⟨
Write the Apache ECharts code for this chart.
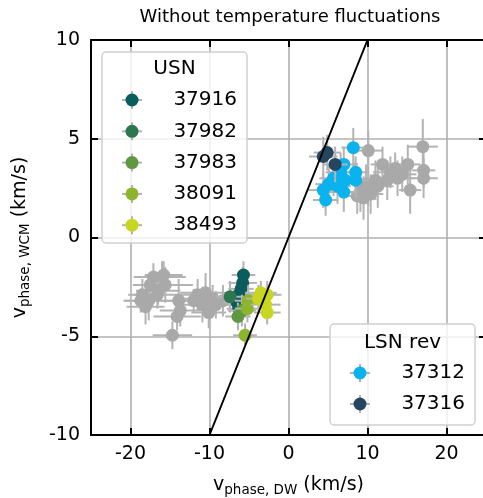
<!DOCTYPE html>
<html>
<head>
<meta charset="utf-8">
<script src="https://cdn.jsdelivr.net/npm/echarts@6/dist/echarts.min.js"></script>
<style>html,body{margin:0;padding:0;background:#fff;}#c{width:483px;height:498px;}</style>
</head>
<body>
<div id="c"></div>
<script>
// ---- data ----
const xTicks = [-20, -10, 0, 10, 20];
const yTicks = [-10, -5, 0, 5, 10];
const refLineX = [-10, 10];
const refLineY = [-10, 10];

// background (gray) points, USN side
const grayUsnX  = [-17.1, -16.0, -17.5, -15.6, -16.5, -18.5, -18.7, -17.7, -18.1, -16.6, -13.9, -13.7, -14.1, -14.7, -11.5, -10.5, -9.6, -10.9, -10.1, -9.2, -12.0, -15.8, -8.3];
const grayUsnY  = [-2.0, -2.0, -2.4, -2.4, -2.7, -2.9, -3.2, -3.2, -3.5, -2.9, -3.2, -3.7, -4.0, -4.95, -2.9, -2.8, -3.1, -3.4, -3.8, -3.4, -3.2, -1.9, -3.2];
const grayUsnXe = [2.5, 3.0, 2.2, 3.5, 2.8, 1.8, 2.0, 3.2, 2.4, 3.0, 3.6, 2.6, 3.0, 2.5, 2.6, 3.2, 3.8, 2.8, 2.2, 3.4, 2.0, 2.4, 3.0];
const grayUsnYe = [0.7, 0.8, 0.6, 0.9, 0.7, 0.8, 0.6, 1.0, 0.9, 0.7, 1.1, 0.8, 0.7, 0.7, 0.8, 1.0, 0.7, 0.9, 0.8, 0.7, 0.6, 0.7, 0.8];

// background (gray) points, LSN side
const grayLsnX  = [10.1, 17.0, 11.9, 13.5, 15.1, 17.1, 17.1, 15.4, 13.8, 12.5, 11.3, 10.1, 9.1, 9.5, 8.7, 10.4, 14.4, 12.9, 11.0, 9.8];
const grayLsnY  = [4.4, 4.6, 3.7, 3.5, 3.7, 3.4, 3.0, 2.4, 3.0, 2.9, 2.6, 2.5, 2.3, 2.0, 2.1, 2.2, 3.2, 3.3, 2.9, 2.7];
const grayLsnXe = [1.8, 1.9, 1.5, 2.0, 1.6, 1.5, 1.8, 1.4, 2.2, 1.8, 2.0, 1.7, 1.9, 1.5, 2.1, 1.6, 1.8, 2.2, 1.6, 1.9];
const grayLsnYe = [1.0, 1.4, 0.9, 0.8, 1.0, 0.9, 1.0, 1.2, 0.9, 1.0, 1.1, 0.9, 1.0, 1.1, 0.9, 1.0, 0.9, 0.8, 1.0, 1.0];

// USN series
const s37916X = [-5.7, -5.8, -6.0, -6.3, -6.5, -6.3];
const s37916Y = [-1.9, -2.3, -2.6, -2.9, -3.3, -3.6];
const s37916Xe = [1.5, 1.8, 1.6, 2.0, 1.7, 1.5];
const s37916Ye = [0.7, 0.8, 0.6, 0.7, 0.8, 0.7];

const s37982X = [-7.4];
const s37982Y = [-3.0];
const s37982Xe = [1.8];
const s37982Ye = [0.8];

const s37983X = [-6.4, -5.9];
const s37983Y = [-4.0, -3.7];
const s37983Xe = [1.6, 1.8];
const s37983Ye = [0.7, 0.8];

const s38091X = [-5.1, -5.2, -5.5];
const s38091Y = [-3.2, -3.6, -4.95];
const s38091Xe = [1.7, 1.6, 1.5];
const s38091Ye = [0.8, 0.7, 0.6];

const s38493X = [-3.5, -2.7, -2.9, -2.7, -3.8];
const s38493Y = [-2.8, -2.9, -3.4, -3.8, -3.1];
const s38493Xe = [2.0, 1.8, 1.9, 1.7, 1.6];
const s38493Ye = [0.6, 0.7, 0.7, 0.6, 0.7];

// LSN rev series
const s37312X = [8.2, 7.0, 8.5, 8.5, 6.6, 5.7, 5.1, 4.4, 4.7, 7.0, 6.2, 7.2];
const s37312Y = [4.55, 3.7, 3.3, 2.9, 3.3, 3.0, 2.7, 2.4, 1.9, 2.3, 2.6, 2.9];
const s37312Xe = [1.5, 1.8, 1.6, 1.7, 1.9, 1.8, 1.7, 1.9, 1.6, 1.8, 1.7, 1.6];
const s37312Ye = [1.0, 0.9, 0.8, 0.9, 1.0, 0.9, 1.0, 0.9, 0.8, 1.0, 0.9, 0.9];

const s37316X = [4.4, 4.9, 5.9];
const s37316Y = [4.1, 4.3, 3.7];
const s37316Xe = [1.8, 1.7, 1.6];
const s37316Ye = [1.0, 0.9, 0.9];

const usnNames  = ['37916', '37982', '37983', '38091', '38493'];
const usnColors = ['#0b5c5c', '#2d7750', '#5f9841', '#8db52c', '#c9d621'];
const lsnNames  = ['37312', '37316'];
const lsnColors = ['#0ab2ee', '#254560'];

// ---- build ----
const FONT = 'DejaVu Sans';
const ECOLOR = '#b3b3b3';
const GRAY = '#a9a9a9';

function zip(xs, ys, xe, ye) { return xs.map((x, i) => [x, ys[i], xe[i], ye[i]]); }

function errSeries(data, z) {
  return {
    type: 'custom', data: data, z: z, silent: true, clip: true,
    encode: { x: 0, y: 1 },
    renderItem: function (params, api) {
      const x = api.value(0), y = api.value(1), xe = api.value(2), ye = api.value(3);
      const a = api.coord([x - xe, y]), b = api.coord([x + xe, y]);
      const c = api.coord([x, y - ye]), d = api.coord([x, y + ye]);
      const st = { stroke: ECOLOR, lineWidth: 2 };
      return { type: 'group', children: [
        { type: 'line', shape: { x1: a[0], y1: a[1], x2: b[0], y2: b[1] }, style: st },
        { type: 'line', shape: { x1: c[0], y1: c[1], x2: d[0], y2: d[1] }, style: st }
      ]};
    }
  };
}
function markSeries(name, data, color, z) {
  return {
    type: 'scatter', name: name, data: data.map(p => [p[0], p[1]]), z: z,
    symbol: 'circle', symbolSize: 13, itemStyle: { color: color, opacity: 1 },
    emphasis: { disabled: true }
  };
}

const groups = [
  { name: 'grayUsn', data: zip(grayUsnX, grayUsnY, grayUsnXe, grayUsnYe), color: GRAY },
  { name: 'grayLsn', data: zip(grayLsnX, grayLsnY, grayLsnXe, grayLsnYe), color: GRAY },
  { name: usnNames[0], data: zip(s37916X, s37916Y, s37916Xe, s37916Ye), color: usnColors[0] },
  { name: usnNames[1], data: zip(s37982X, s37982Y, s37982Xe, s37982Ye), color: usnColors[1] },
  { name: usnNames[2], data: zip(s37983X, s37983Y, s37983Xe, s37983Ye), color: usnColors[2] },
  { name: usnNames[3], data: zip(s38091X, s38091Y, s38091Xe, s38091Ye), color: usnColors[3] },
  { name: usnNames[4], data: zip(s38493X, s38493Y, s38493Xe, s38493Ye), color: usnColors[4] },
  { name: lsnNames[0], data: zip(s37312X, s37312Y, s37312Xe, s37312Ye), color: lsnColors[0] },
  { name: lsnNames[1], data: zip(s37316X, s37316Y, s37316Xe, s37316Ye), color: lsnColors[1] }
];

const series = [];
groups.forEach((g, i) => {
  series.push(errSeries(g.data, 2 + i * 2));
  series.push(markSeries(g.name, g.data, g.color, 3 + i * 2));
});
series.push({
  type: 'line', data: refLineX.map((x, i) => [x, refLineY[i]]), symbol: 'none', z: 50,
  lineStyle: { color: '#000', width: 2 }, silent: true
});

// legends (graphic)
function legendBox(left, top, w, h, title, names, colors, titleY, firstY, step, markX, textRight) {
  const els = [{
    type: 'rect', shape: { x: left, y: top, width: w, height: h, r: 4 },
    style: { fill: 'rgba(255,255,255,0.8)', stroke: '#d0d0d0', lineWidth: 1.5 }, z: 100
  }, {
    type: 'text', x: left + w / 2, y: titleY, z: 101,
    style: { text: title, font: '20px "' + FONT + '"', fill: '#000', align: 'center', verticalAlign: 'middle' }
  }];
  names.forEach((n, i) => {
    const y = firstY + i * step;
    els.push({ type: 'line', shape: { x1: markX - 10, y1: y, x2: markX + 10, y2: y }, style: { stroke: ECOLOR, lineWidth: 2 }, z: 101 });
    els.push({ type: 'line', shape: { x1: markX, y1: y - 9, x2: markX, y2: y + 9 }, style: { stroke: ECOLOR, lineWidth: 2 }, z: 101 });
    els.push({ type: 'circle', shape: { cx: markX, cy: y, r: 6.5 }, style: { fill: colors[i] }, z: 102 });
    els.push({ type: 'text', x: textRight, y: y, z: 102,
      style: { text: n, font: '20px "' + FONT + '"', fill: '#000', align: 'right', verticalAlign: 'middle' } });
  });
  return els;
}
const graphic = [].concat(
  legendBox(102, 52, 145, 191, 'USN', usnNames, usnColors, 69, 100, 31.3, 132, 237),
  legendBox(330, 324, 145, 101, 'LSN rev', lsnNames, lsnColors, 343, 373, 31, 360, 465),
  [{
    type: 'text', x: 290, y: 17, z: 110,
    style: { text: 'Without temperature fluctuations', font: '18px "' + FONT + '"', fill: '#000', align: 'center', verticalAlign: 'middle' }
  }]
);

const axisCommon = {
  type: 'value',
  axisLine: { show: true, onZero: false, lineStyle: { color: '#000', width: 2 } },
  axisTick: { show: true, inside: true, length: 7, lineStyle: { color: '#000', width: 2 } }
};

const option = {
  animation: false,
  backgroundColor: '#fff',
  grid: { left: 91, top: 40, right: -3, bottom: 63, outerBoundsMode: 'none', containLabel: false },
  xAxis: [
    Object.assign({}, axisCommon, {
      min: -25, max: 25, position: 'bottom',
      axisTick: Object.assign({}, axisCommon.axisTick, { customValues: xTicks }),
      axisLabel: { customValues: xTicks, fontFamily: FONT, fontSize: 19, color: '#000', margin: 10,
        formatter: v => String(v) },
      splitLine: { show: true, lineStyle: { color: '#b0b0b0', width: 1.6 } },
      name: '{v|v}{s|phase, DW}{v| (km/s)}', nameLocation: 'middle', nameGap: 37,
      nameTextStyle: { rich: {
        v: { fontFamily: FONT, fontSize: 19, color: '#000', lineHeight: 26 },
        s: { fontFamily: FONT, fontSize: 13.5, color: '#000', lineHeight: 26, padding: [10, 0, 0, 0] }
      } }
    }),
    Object.assign({}, axisCommon, {
      min: -25, max: 25, position: 'top',
      axisTick: Object.assign({}, axisCommon.axisTick, { customValues: xTicks }),
      axisLabel: { show: false }, splitLine: { show: false }
    })
  ],
  yAxis: [
    Object.assign({}, axisCommon, {
      min: -10, max: 10, interval: 5, position: 'left',
      axisLabel: { fontFamily: FONT, fontSize: 19, color: '#000', margin: 11 },
      splitLine: { show: true, lineStyle: { color: '#b0b0b0', width: 1.6 } },
      name: '{v|v}{s|phase, WCM}{v| (km/s)}', nameLocation: 'middle', nameGap: 58, nameRotate: 90,
      nameTextStyle: { rich: {
        v: { fontFamily: FONT, fontSize: 19, color: '#000', lineHeight: 26 },
        s: { fontFamily: FONT, fontSize: 13.5, color: '#000', lineHeight: 26, padding: [10, 0, 0, 0] }
      } }
    }),
    Object.assign({}, axisCommon, {
      min: -10, max: 10, interval: 5, position: 'right',
      axisLabel: { show: false }, splitLine: { show: false }
    })
  ],
  series: series,
  graphic: graphic
};

const chart = echarts.init(document.getElementById('c'), null, { renderer: 'canvas' });
chart.setOption(option);
</script>
</body>
</html>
⟩
» Set exercise
With the pictures left out, restate word for word every line of the data above, from the first down to the line that contains "0.6, 0.7, 0.8];".

» Solution
Write the Apache ECharts code for this chart.
<!DOCTYPE html>
<html>
<head>
<meta charset="utf-8">
<script src="https://cdn.jsdelivr.net/npm/echarts@6/dist/echarts.min.js"></script>
<style>html,body{margin:0;padding:0;background:#fff;}#c{width:483px;height:498px;}</style>
</head>
<body>
<div id="c"></div>
<script>
// ---- data ----
const xTicks = [-20, -10, 0, 10, 20];
const yTicks = [-10, -5, 0, 5, 10];
const refLineX = [-10, 10];
const refLineY = [-10, 10];

// background (gray) points, USN side
const grayUsnX  = [-17.1, -16.0, -17.5, -15.6, -16.5, -18.5, -18.7, -17.7, -18.1, -16.6, -13.9, -13.7, -14.1, -14.7, -11.5, -10.5, -9.6, -10.9, -10.1, -9.2, -12.0, -15.8, -8.3];
const grayUsnY  = [-2.0, -2.0, -2.4, -2.4, -2.7, -2.9, -3.2, -3.2, -3.5, -2.9, -3.2, -3.7, -4.0, -4.95, -2.9, -2.8, -3.1, -3.4, -3.8, -3.4, -3.2, -1.9, -3.2];
const grayUsnXe = [2.5, 3.0, 2.2, 3.5, 2.8, 1.8, 2.0, 3.2, 2.4, 3.0, 3.6, 2.6, 3.0, 2.5, 2.6, 3.2, 3.8, 2.8, 2.2, 3.4, 2.0, 2.4, 3.0];
const grayUsnYe = [0.7, 0.8, 0.6, 0.9, 0.7, 0.8, 0.6, 1.0, 0.9, 0.7, 1.1, 0.8, 0.7, 0.7, 0.8, 1.0, 0.7, 0.9, 0.8, 0.7, 0.6, 0.7, 0.8];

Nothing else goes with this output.